Aim: A verbatim copy is needed of the lines from the one containing "Output the LaTeX" down to the one containing "114pt, minimum height", inclusive. Print it with no pictures.

Recorded data:
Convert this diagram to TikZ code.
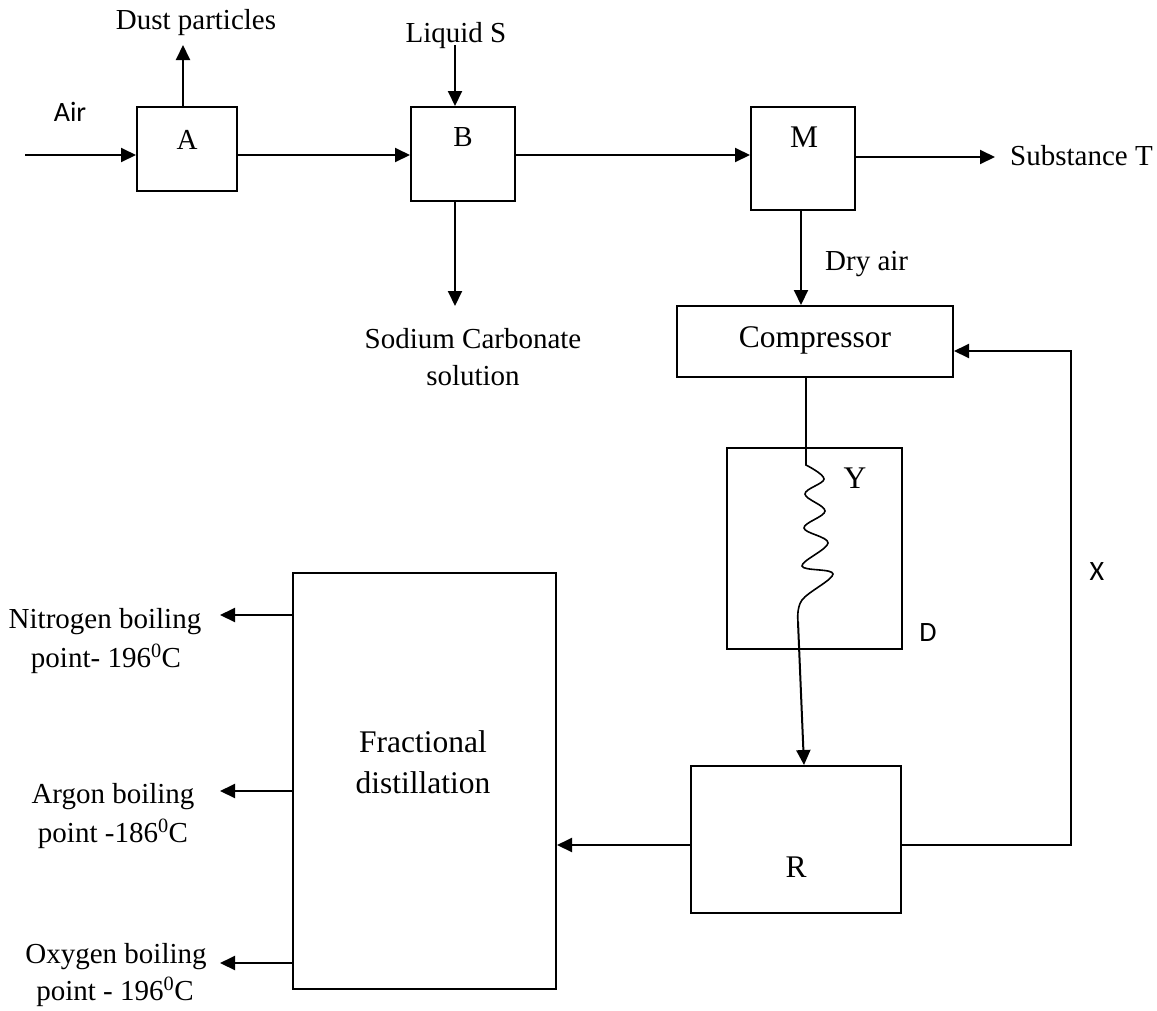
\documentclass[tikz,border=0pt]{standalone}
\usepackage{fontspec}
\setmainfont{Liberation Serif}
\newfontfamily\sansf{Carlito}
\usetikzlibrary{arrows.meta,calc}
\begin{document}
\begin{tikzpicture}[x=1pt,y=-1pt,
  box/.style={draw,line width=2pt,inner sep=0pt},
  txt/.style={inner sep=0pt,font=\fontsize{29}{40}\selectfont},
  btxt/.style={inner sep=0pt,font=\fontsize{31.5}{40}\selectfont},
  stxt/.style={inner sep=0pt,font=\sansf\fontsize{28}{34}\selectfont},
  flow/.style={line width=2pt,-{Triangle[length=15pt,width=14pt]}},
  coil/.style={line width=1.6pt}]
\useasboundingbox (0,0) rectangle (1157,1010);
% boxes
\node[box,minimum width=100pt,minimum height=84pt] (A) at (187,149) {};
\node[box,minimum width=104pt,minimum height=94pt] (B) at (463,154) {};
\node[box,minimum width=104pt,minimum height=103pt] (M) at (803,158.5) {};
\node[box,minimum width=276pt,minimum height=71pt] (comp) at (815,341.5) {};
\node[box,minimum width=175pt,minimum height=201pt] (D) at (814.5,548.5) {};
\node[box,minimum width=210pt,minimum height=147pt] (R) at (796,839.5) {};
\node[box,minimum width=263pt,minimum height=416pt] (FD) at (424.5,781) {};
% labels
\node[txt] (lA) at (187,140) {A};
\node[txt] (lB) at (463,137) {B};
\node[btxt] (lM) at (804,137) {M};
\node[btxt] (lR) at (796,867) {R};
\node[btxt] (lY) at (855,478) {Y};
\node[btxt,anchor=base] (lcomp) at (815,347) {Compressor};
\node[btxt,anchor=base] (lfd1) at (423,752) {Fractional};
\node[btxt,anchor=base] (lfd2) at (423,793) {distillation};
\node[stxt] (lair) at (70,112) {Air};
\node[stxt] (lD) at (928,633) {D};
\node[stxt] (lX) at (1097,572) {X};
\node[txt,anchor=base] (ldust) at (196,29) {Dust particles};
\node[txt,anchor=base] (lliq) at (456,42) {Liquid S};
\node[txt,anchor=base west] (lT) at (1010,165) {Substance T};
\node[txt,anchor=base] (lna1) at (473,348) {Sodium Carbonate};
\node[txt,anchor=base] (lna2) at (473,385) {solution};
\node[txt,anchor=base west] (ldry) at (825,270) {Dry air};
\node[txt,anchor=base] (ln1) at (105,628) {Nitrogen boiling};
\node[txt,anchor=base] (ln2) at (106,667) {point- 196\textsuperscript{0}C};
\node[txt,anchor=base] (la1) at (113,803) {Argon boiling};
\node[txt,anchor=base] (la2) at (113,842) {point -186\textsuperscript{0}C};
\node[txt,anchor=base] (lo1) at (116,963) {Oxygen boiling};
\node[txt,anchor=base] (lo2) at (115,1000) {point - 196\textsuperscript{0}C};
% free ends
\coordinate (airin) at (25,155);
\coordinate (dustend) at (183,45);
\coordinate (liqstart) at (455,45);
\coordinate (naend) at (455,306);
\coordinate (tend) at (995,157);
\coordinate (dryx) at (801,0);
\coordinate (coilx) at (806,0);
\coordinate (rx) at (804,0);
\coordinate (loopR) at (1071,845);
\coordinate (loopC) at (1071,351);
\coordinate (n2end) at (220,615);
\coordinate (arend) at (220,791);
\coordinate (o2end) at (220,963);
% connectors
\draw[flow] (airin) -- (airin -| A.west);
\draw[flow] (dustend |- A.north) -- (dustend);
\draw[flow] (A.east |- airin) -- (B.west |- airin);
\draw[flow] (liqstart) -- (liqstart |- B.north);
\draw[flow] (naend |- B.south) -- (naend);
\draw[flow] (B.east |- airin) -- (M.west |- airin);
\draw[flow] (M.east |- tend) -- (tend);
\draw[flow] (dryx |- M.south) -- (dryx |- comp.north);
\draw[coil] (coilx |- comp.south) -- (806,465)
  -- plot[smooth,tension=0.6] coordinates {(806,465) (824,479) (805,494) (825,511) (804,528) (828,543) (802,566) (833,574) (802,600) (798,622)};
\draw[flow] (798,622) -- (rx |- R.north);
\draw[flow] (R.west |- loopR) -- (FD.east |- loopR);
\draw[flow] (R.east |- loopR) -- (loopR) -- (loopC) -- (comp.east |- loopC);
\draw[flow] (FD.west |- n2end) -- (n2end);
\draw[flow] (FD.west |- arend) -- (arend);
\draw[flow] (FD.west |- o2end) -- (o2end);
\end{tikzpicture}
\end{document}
* * *
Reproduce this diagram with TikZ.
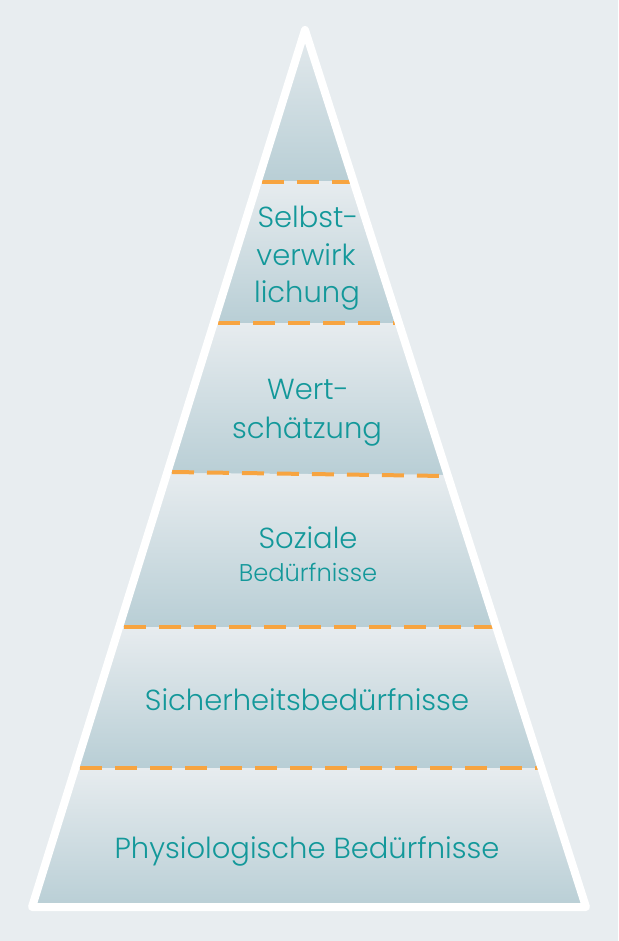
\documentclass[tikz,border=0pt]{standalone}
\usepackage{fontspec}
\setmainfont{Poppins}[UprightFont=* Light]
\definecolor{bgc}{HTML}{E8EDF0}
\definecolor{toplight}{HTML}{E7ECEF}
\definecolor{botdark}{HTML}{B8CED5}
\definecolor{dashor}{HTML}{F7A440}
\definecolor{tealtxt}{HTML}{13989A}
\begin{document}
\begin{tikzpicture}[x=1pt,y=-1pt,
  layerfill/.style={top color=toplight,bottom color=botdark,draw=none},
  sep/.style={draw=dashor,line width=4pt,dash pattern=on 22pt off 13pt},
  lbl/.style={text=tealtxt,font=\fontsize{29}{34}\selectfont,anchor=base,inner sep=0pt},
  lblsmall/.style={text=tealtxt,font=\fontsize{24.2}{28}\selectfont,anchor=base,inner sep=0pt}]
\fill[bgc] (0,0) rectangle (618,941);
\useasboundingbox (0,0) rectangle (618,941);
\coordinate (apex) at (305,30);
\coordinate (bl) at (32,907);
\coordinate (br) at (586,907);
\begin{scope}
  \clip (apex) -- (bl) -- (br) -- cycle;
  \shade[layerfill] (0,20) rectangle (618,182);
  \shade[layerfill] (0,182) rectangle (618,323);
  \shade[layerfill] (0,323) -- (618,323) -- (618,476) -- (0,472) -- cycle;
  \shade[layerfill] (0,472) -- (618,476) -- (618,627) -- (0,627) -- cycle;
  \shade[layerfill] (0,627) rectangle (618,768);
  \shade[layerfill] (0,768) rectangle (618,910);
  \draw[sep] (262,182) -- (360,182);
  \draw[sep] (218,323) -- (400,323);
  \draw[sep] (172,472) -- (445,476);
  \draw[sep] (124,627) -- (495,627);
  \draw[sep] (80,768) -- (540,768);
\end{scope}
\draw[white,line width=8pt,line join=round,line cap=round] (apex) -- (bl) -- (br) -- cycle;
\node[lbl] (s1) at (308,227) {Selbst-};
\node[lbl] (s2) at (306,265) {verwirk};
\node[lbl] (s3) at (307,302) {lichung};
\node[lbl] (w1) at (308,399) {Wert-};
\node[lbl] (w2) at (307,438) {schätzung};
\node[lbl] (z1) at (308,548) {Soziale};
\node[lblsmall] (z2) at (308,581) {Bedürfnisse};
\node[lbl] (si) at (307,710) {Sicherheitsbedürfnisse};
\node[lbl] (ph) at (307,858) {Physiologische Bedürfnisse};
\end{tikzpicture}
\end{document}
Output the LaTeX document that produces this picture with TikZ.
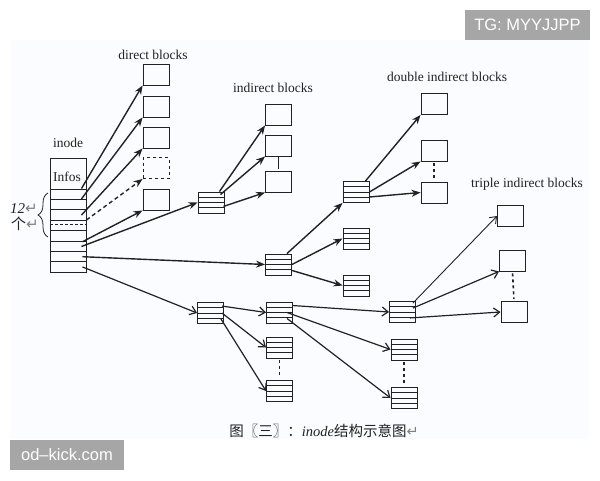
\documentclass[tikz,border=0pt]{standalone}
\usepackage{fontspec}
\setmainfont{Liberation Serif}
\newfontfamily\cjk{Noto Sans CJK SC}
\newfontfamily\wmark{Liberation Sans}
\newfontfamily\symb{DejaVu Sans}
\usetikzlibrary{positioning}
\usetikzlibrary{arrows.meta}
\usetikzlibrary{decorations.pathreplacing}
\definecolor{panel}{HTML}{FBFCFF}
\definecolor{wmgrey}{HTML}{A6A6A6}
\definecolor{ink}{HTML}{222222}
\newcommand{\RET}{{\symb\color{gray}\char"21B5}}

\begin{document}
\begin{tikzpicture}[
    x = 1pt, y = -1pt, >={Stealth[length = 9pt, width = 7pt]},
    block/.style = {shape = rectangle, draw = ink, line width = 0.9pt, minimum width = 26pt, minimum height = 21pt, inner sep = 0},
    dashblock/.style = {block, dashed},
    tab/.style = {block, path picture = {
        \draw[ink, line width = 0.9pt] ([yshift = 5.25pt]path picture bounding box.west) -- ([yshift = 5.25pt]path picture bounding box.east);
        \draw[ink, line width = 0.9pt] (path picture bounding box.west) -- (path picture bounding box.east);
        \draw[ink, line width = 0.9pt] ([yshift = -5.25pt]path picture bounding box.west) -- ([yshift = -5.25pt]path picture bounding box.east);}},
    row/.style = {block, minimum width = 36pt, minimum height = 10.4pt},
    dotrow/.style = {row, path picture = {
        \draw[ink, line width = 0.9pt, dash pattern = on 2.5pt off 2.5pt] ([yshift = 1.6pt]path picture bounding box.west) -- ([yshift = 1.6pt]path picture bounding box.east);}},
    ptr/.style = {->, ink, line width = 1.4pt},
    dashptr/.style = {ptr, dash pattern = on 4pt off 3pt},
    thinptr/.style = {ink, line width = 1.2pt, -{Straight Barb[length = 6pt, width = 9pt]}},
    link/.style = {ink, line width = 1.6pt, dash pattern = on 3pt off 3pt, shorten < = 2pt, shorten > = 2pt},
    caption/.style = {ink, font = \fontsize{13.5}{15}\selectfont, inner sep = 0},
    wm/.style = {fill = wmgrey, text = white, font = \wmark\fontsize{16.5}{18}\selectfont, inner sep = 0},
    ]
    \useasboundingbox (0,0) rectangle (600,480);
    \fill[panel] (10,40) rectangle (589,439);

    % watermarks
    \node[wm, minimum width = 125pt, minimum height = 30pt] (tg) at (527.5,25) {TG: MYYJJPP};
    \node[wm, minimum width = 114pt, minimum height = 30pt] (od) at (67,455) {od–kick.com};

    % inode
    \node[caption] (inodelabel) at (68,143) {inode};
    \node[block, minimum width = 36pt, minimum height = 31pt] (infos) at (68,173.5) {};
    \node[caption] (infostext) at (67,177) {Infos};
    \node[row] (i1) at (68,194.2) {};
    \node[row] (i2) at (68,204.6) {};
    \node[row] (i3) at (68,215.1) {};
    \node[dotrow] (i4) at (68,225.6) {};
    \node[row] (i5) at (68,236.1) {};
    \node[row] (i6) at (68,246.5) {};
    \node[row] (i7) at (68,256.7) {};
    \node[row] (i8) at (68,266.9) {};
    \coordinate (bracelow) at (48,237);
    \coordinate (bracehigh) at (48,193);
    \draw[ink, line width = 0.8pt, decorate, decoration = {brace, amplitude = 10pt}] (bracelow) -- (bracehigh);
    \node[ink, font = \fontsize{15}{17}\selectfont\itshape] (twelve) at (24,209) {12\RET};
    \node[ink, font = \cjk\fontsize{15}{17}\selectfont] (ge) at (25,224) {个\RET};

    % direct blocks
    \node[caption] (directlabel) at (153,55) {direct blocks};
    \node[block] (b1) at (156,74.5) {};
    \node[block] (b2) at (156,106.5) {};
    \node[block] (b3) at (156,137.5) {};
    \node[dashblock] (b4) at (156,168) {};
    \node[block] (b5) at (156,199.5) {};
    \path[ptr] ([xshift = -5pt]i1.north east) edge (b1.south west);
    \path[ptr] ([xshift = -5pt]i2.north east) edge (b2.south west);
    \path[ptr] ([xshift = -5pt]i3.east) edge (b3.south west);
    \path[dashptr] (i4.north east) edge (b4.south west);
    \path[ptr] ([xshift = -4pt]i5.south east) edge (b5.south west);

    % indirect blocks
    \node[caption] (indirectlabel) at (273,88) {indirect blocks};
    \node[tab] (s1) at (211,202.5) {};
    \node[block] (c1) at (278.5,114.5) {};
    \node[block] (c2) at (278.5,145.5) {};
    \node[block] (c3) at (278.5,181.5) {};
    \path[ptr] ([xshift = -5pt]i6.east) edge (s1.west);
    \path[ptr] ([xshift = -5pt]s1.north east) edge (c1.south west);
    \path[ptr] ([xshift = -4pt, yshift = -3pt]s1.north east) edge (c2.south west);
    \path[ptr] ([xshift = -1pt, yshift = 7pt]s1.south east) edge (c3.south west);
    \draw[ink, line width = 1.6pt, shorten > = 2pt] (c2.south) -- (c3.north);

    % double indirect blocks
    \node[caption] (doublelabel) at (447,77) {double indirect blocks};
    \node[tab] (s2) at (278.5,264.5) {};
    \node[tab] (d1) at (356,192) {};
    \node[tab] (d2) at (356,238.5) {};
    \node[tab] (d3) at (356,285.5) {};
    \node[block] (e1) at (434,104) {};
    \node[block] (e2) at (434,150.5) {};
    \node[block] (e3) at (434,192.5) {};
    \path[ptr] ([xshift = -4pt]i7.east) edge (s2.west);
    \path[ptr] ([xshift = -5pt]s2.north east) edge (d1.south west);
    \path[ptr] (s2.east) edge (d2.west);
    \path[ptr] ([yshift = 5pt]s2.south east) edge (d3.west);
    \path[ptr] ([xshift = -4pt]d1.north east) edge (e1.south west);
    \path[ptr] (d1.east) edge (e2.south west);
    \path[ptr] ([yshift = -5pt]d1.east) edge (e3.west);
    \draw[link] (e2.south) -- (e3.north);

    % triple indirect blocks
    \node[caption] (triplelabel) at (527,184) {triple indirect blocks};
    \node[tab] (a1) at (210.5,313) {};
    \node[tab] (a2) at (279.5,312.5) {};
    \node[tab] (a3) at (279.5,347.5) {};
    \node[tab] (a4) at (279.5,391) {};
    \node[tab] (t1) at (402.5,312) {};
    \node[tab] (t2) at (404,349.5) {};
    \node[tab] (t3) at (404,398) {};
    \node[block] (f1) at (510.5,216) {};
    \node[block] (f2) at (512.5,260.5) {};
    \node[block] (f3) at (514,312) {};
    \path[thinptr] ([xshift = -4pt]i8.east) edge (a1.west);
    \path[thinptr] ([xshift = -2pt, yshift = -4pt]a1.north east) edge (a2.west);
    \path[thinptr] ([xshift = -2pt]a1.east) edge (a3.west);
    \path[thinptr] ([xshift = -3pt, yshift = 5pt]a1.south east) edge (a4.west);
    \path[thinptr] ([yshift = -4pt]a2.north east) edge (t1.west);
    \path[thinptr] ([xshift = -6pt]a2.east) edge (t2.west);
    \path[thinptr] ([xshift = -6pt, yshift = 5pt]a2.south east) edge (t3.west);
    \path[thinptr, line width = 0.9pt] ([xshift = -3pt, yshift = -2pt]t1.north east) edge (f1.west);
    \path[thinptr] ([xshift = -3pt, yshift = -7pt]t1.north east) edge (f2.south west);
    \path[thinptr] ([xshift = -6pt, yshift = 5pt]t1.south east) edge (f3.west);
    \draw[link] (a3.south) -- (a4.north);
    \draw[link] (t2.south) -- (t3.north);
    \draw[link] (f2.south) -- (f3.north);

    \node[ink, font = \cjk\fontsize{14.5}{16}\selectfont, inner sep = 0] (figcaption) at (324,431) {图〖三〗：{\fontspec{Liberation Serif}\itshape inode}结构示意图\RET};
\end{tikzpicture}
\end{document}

Result of the task:
Output the LaTeX document that produces this picture with TikZ.
\documentclass[tikz,border=0pt]{standalone}
\usepackage{fontspec}
\setmainfont{Liberation Serif}
\newfontfamily\cjk{Noto Sans CJK SC}
\newfontfamily\wmark{Liberation Sans}
\newfontfamily\symb{DejaVu Sans}
\usetikzlibrary{positioning}
\usetikzlibrary{arrows.meta}
\usetikzlibrary{decorations.pathreplacing}
\definecolor{panel}{HTML}{FBFCFF}
\definecolor{wmgrey}{HTML}{A6A6A6}
\definecolor{ink}{HTML}{222222}
\newcommand{\RET}{{\symb\color{gray}\char"21B5}}

\begin{document}
\begin{tikzpicture}[
    x = 1pt, y = -1pt, >={Stealth[length = 9pt, width = 7pt]},
    block/.style = {shape = rectangle, draw = ink, line width = 0.9pt, minimum width = 26pt, minimum height = 21pt, inner sep = 0},
    dashblock/.style = {block, dashed},
    tab/.style = {block, path picture = {
        \draw[ink, line width = 0.9pt] ([yshift = 5.25pt]path picture bounding box.west) -- ([yshift = 5.25pt]path picture bounding box.east);
        \draw[ink, line width = 0.9pt] (path picture bounding box.west) -- (path picture bounding box.east);
        \draw[ink, line width = 0.9pt] ([yshift = -5.25pt]path picture bounding box.west) -- ([yshift = -5.25pt]path picture bounding box.east);}},
    row/.style = {block, minimum width = 36pt, minimum height = 10.4pt},
    dotrow/.style = {row, path picture = {
        \draw[ink, line width = 0.9pt, dash pattern = on 2.5pt off 2.5pt] ([yshift = 1.6pt]path picture bounding box.west) -- ([yshift = 1.6pt]path picture bounding box.east);}},
    ptr/.style = {->, ink, line width = 1.4pt},
    dashptr/.style = {ptr, dash pattern = on 4pt off 3pt},
    thinptr/.style = {ink, line width = 1.2pt, -{Straight Barb[length = 6pt, width = 9pt]}},
    link/.style = {ink, line width = 1.6pt, dash pattern = on 3pt off 3pt, shorten < = 2pt, shorten > = 2pt},
    caption/.style = {ink, font = \fontsize{13.5}{15}\selectfont, inner sep = 0},
    wm/.style = {fill = wmgrey, text = white, font = \wmark\fontsize{16.5}{18}\selectfont, inner sep = 0},
    ]
    \useasboundingbox (0,0) rectangle (600,480);
    \fill[panel] (10,40) rectangle (589,439);

    % watermarks
    \node[wm, minimum width = 125pt, minimum height = 30pt] (tg) at (527.5,25) {TG: MYYJJPP};
    \node[wm, minimum width = 114pt, minimum height = 30pt] (od) at (67,455) {od–kick.com};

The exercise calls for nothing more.